Start Material
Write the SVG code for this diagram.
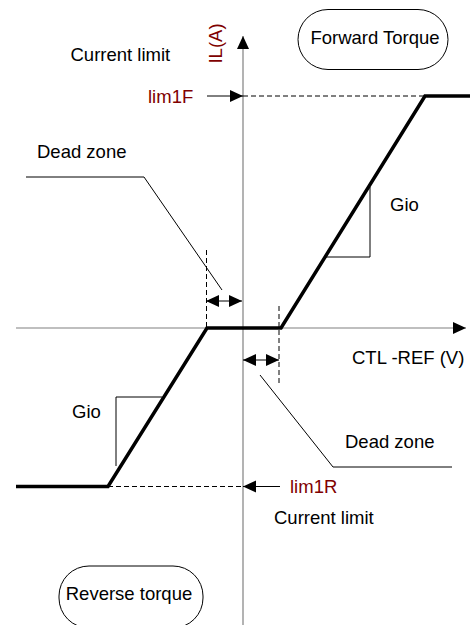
<svg xmlns="http://www.w3.org/2000/svg" width="470" height="625" viewBox="0 0 470 625">
<defs>
<style>
text{font-family:"Liberation Sans",Arial,sans-serif;font-size:18.5px;fill:#000}
.red{fill:#800000}
.axis{stroke:#808080;stroke-width:1.2;fill:none}
.thin{stroke:#000;stroke-width:1;fill:none}
.dash{stroke:#000;stroke-width:1;fill:none;stroke-dasharray:5,3}
.curve{stroke:#000;stroke-width:3.5;fill:none;stroke-linejoin:miter}
.pill{fill:#fff;stroke:#000;stroke-width:1}
</style>
<marker id="ah" markerUnits="userSpaceOnUse" markerWidth="14" markerHeight="14" viewBox="0 0 14 14" refX="13" refY="7" orient="auto-start-reverse">
<path d="M0,1 L13,7 L0,13 Z" fill="#000"/>
</marker>
</defs>
<g id="axes">
<line class="axis" x1="243" y1="625" x2="243" y2="36" marker-end="url(#ah)"/>
<line class="axis" x1="16" y1="328" x2="466" y2="328" marker-end="url(#ah)"/>
</g>
<g id="connectors">
<polyline class="curve" points="16,486.5 108,486.5 207,328 281,328 425,96 470,96"/>
<line class="dash" x1="243" y1="96" x2="425" y2="96"/>
<line class="dash" x1="108" y1="486.5" x2="243" y2="486.5"/>
<line class="thin" x1="207" y1="96" x2="243" y2="96" marker-end="url(#ah)"/>
<line class="thin" x1="280" y1="486.5" x2="243" y2="486.5" marker-end="url(#ah)"/>
<line class="dash" x1="206.5" y1="250" x2="206.5" y2="328"/>
<line class="dash" x1="279" y1="306" x2="279" y2="386"/>
<line class="thin" x1="206" y1="301" x2="242" y2="301" marker-start="url(#ah)" marker-end="url(#ah)"/>
<line class="thin" x1="243" y1="360" x2="279" y2="360" marker-start="url(#ah)" marker-end="url(#ah)"/>
<polyline class="thin" points="26,177 144,177 222,290"/>
<polyline class="thin" points="260,375 333,467 452,467"/>
<polyline class="thin" points="326,257 370,257 370,187"/>
<polyline class="thin" points="116,466 116,397 162,397"/>
</g>
<g id="forward-torque">
<rect class="pill" x="298" y="9.5" width="150" height="60" rx="30" ry="30"/>
<text x="375" y="44" text-anchor="middle">Forward Torque</text>
</g>
<g id="reverse-torque">
<rect class="pill" x="59" y="566" width="144" height="62" rx="30" ry="30"/>
<text x="129" y="600" text-anchor="middle">Reverse torque</text>
</g>
<g id="labels">
<text class="red" transform="translate(222,43.5) rotate(-90)" text-anchor="middle">IL(A)</text>
<text x="70.5" y="60.5">Current limit</text>
<text class="red" x="148" y="102.5">lim1F</text>
<text x="37" y="158">Dead zone</text>
<text x="390" y="211">Gio</text>
<text x="352" y="364">CTL -REF (V)</text>
<text x="72" y="417.5">Gio</text>
<text x="345" y="448">Dead zone</text>
<text class="red" x="290" y="493">lim1R</text>
<text x="274" y="523.5">Current limit</text>
</g>
</svg>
End Material
# [The exercise]
Copy out each line word for word, please, skipping the images.

# [The output]
Write the SVG code for this diagram.
<svg xmlns="http://www.w3.org/2000/svg" width="470" height="625" viewBox="0 0 470 625">
<defs>
<style>
text{font-family:"Liberation Sans",Arial,sans-serif;font-size:18.5px;fill:#000}
.red{fill:#800000}
.axis{stroke:#808080;stroke-width:1.2;fill:none}
.thin{stroke:#000;stroke-width:1;fill:none}
.dash{stroke:#000;stroke-width:1;fill:none;stroke-dasharray:5,3}
.curve{stroke:#000;stroke-width:3.5;fill:none;stroke-linejoin:miter}
.pill{fill:#fff;stroke:#000;stroke-width:1}
</style>
<marker id="ah" markerUnits="userSpaceOnUse" markerWidth="14" markerHeight="14" viewBox="0 0 14 14" refX="13" refY="7" orient="auto-start-reverse">
<path d="M0,1 L13,7 L0,13 Z" fill="#000"/>
</marker>
</defs>
<g id="axes">
<line class="axis" x1="243" y1="625" x2="243" y2="36" marker-end="url(#ah)"/>
<line class="axis" x1="16" y1="328" x2="466" y2="328" marker-end="url(#ah)"/>
</g>
<g id="connectors">
<polyline class="curve" points="16,486.5 108,486.5 207,328 281,328 425,96 470,96"/>
<line class="dash" x1="243" y1="96" x2="425" y2="96"/>
<line class="dash" x1="108" y1="486.5" x2="243" y2="486.5"/>
<line class="thin" x1="207" y1="96" x2="243" y2="96" marker-end="url(#ah)"/>
<line class="thin" x1="280" y1="486.5" x2="243" y2="486.5" marker-end="url(#ah)"/>
<line class="dash" x1="206.5" y1="250" x2="206.5" y2="328"/>
<line class="dash" x1="279" y1="306" x2="279" y2="386"/>
<line class="thin" x1="206" y1="301" x2="242" y2="301" marker-start="url(#ah)" marker-end="url(#ah)"/>
<line class="thin" x1="243" y1="360" x2="279" y2="360" marker-start="url(#ah)" marker-end="url(#ah)"/>
<polyline class="thin" points="26,177 144,177 222,290"/>
<polyline class="thin" points="260,375 333,467 452,467"/>
<polyline class="thin" points="326,257 370,257 370,187"/>
<polyline class="thin" points="116,466 116,397 162,397"/>
</g>
<g id="forward-torque">
<rect class="pill" x="298" y="9.5" width="150" height="60" rx="30" ry="30"/>
<text x="375" y="44" text-anchor="middle">Forward Torque</text>
</g>
<g id="reverse-torque">
<rect class="pill" x="59" y="566" width="144" height="62" rx="30" ry="30"/>
<text x="129" y="600" text-anchor="middle">Reverse torque</text>
</g>
<g id="labels">
<text class="red" transform="translate(222,43.5) rotate(-90)" text-anchor="middle">IL(A)</text>
<text x="70.5" y="60.5">Current limit</text>
<text class="red" x="148" y="102.5">lim1F</text>
<text x="37" y="158">Dead zone</text>
<text x="390" y="211">Gio</text>
<text x="352" y="364">CTL -REF (V)</text>
<text x="72" y="417.5">Gio</text>
<text x="345" y="448">Dead zone</text>
<text class="red" x="290" y="493">lim1R</text>
<text x="274" y="523.5">Current limit</text>
</g>
</svg>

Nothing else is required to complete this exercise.